Starting at the first line of the data, print each line verbatim up to and including the line bearing "fig = go.Figure()", omitting pictures.

· · · · · · ·

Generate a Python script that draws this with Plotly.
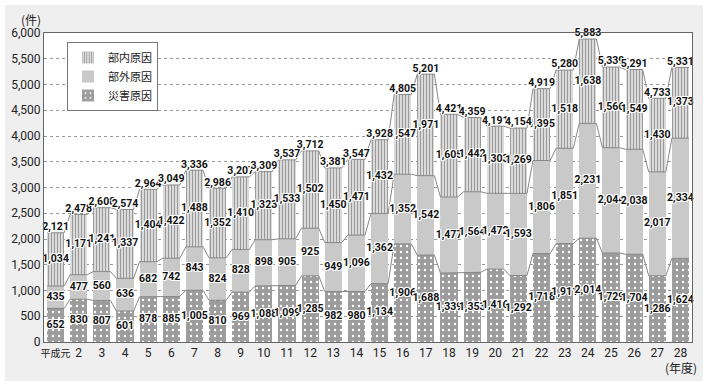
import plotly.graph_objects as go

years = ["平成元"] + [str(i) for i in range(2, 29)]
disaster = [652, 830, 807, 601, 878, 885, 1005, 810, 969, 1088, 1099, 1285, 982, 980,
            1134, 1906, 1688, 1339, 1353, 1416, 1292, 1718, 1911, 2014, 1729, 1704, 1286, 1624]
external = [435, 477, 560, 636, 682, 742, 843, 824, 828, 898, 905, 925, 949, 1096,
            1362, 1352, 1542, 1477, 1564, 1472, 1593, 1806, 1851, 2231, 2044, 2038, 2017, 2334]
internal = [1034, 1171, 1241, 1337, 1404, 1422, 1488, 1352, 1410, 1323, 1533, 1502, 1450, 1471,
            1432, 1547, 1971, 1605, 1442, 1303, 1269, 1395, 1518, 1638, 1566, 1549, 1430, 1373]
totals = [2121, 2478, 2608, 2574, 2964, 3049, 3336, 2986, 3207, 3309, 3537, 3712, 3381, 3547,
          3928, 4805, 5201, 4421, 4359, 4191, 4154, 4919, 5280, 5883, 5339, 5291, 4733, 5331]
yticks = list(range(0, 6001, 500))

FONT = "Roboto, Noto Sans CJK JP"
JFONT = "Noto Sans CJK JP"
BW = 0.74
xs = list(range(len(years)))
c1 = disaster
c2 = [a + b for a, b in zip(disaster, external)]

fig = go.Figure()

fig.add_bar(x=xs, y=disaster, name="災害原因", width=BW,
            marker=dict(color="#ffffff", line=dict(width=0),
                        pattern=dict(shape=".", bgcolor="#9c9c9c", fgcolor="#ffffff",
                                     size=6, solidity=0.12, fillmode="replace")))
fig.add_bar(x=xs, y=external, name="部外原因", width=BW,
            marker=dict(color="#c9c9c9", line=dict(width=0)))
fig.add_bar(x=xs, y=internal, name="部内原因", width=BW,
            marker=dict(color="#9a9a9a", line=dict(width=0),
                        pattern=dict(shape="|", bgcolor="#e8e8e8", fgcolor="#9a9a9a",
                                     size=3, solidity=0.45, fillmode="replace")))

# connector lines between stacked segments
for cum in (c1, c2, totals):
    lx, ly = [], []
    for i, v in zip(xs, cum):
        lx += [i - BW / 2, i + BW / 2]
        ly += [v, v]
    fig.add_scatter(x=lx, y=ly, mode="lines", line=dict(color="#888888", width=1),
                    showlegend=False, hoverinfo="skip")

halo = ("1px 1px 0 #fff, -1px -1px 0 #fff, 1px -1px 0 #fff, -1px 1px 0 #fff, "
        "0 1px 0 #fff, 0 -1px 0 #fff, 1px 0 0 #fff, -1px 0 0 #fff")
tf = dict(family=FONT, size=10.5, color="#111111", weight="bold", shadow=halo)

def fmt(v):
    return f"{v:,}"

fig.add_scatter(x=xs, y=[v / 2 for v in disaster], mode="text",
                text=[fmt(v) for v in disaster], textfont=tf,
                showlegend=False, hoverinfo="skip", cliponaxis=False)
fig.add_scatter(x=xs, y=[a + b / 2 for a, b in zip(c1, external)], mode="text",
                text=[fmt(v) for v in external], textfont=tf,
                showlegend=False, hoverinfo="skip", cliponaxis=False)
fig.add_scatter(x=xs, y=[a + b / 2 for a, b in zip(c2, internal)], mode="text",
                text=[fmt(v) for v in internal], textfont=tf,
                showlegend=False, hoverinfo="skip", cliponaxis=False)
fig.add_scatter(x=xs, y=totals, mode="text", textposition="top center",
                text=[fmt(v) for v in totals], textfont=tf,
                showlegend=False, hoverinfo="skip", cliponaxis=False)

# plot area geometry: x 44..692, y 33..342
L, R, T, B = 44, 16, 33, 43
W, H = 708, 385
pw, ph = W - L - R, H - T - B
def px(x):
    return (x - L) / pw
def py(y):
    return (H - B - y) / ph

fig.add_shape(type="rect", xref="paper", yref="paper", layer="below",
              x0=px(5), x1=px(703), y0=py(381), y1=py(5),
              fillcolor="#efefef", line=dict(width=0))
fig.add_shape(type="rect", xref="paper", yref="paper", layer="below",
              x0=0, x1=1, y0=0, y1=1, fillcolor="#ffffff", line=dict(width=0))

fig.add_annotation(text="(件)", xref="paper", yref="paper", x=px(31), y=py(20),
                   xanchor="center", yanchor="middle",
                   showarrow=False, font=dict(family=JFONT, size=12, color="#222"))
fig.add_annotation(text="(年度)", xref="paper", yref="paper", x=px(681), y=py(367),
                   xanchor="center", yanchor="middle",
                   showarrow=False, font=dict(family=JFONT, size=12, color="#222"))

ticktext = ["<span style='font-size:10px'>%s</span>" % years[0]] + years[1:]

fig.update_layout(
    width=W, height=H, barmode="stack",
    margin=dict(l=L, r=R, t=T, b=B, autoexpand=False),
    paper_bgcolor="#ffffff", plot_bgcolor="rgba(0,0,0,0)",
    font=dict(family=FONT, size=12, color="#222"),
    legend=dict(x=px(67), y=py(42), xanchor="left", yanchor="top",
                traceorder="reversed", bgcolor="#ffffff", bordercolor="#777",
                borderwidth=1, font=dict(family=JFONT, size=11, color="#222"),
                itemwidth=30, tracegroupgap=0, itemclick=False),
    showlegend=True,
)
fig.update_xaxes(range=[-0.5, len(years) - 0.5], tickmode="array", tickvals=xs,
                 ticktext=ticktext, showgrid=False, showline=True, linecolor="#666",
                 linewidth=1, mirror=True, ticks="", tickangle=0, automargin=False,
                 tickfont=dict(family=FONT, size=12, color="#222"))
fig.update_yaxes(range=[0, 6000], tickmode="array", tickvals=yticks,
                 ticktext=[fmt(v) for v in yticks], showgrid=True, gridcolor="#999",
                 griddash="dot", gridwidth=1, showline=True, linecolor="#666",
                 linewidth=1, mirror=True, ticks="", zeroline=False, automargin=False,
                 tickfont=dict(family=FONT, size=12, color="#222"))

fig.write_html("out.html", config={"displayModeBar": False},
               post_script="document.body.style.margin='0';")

· · · · · · ·

Task solution:
Generate a Python script that draws this with Plotly.
import plotly.graph_objects as go

years = ["平成元"] + [str(i) for i in range(2, 29)]
disaster = [652, 830, 807, 601, 878, 885, 1005, 810, 969, 1088, 1099, 1285, 982, 980,
            1134, 1906, 1688, 1339, 1353, 1416, 1292, 1718, 1911, 2014, 1729, 1704, 1286, 1624]
external = [435, 477, 560, 636, 682, 742, 843, 824, 828, 898, 905, 925, 949, 1096,
            1362, 1352, 1542, 1477, 1564, 1472, 1593, 1806, 1851, 2231, 2044, 2038, 2017, 2334]
internal = [1034, 1171, 1241, 1337, 1404, 1422, 1488, 1352, 1410, 1323, 1533, 1502, 1450, 1471,
            1432, 1547, 1971, 1605, 1442, 1303, 1269, 1395, 1518, 1638, 1566, 1549, 1430, 1373]
totals = [2121, 2478, 2608, 2574, 2964, 3049, 3336, 2986, 3207, 3309, 3537, 3712, 3381, 3547,
          3928, 4805, 5201, 4421, 4359, 4191, 4154, 4919, 5280, 5883, 5339, 5291, 4733, 5331]
yticks = list(range(0, 6001, 500))

FONT = "Roboto, Noto Sans CJK JP"
JFONT = "Noto Sans CJK JP"
BW = 0.74
xs = list(range(len(years)))
c1 = disaster
c2 = [a + b for a, b in zip(disaster, external)]

fig = go.Figure()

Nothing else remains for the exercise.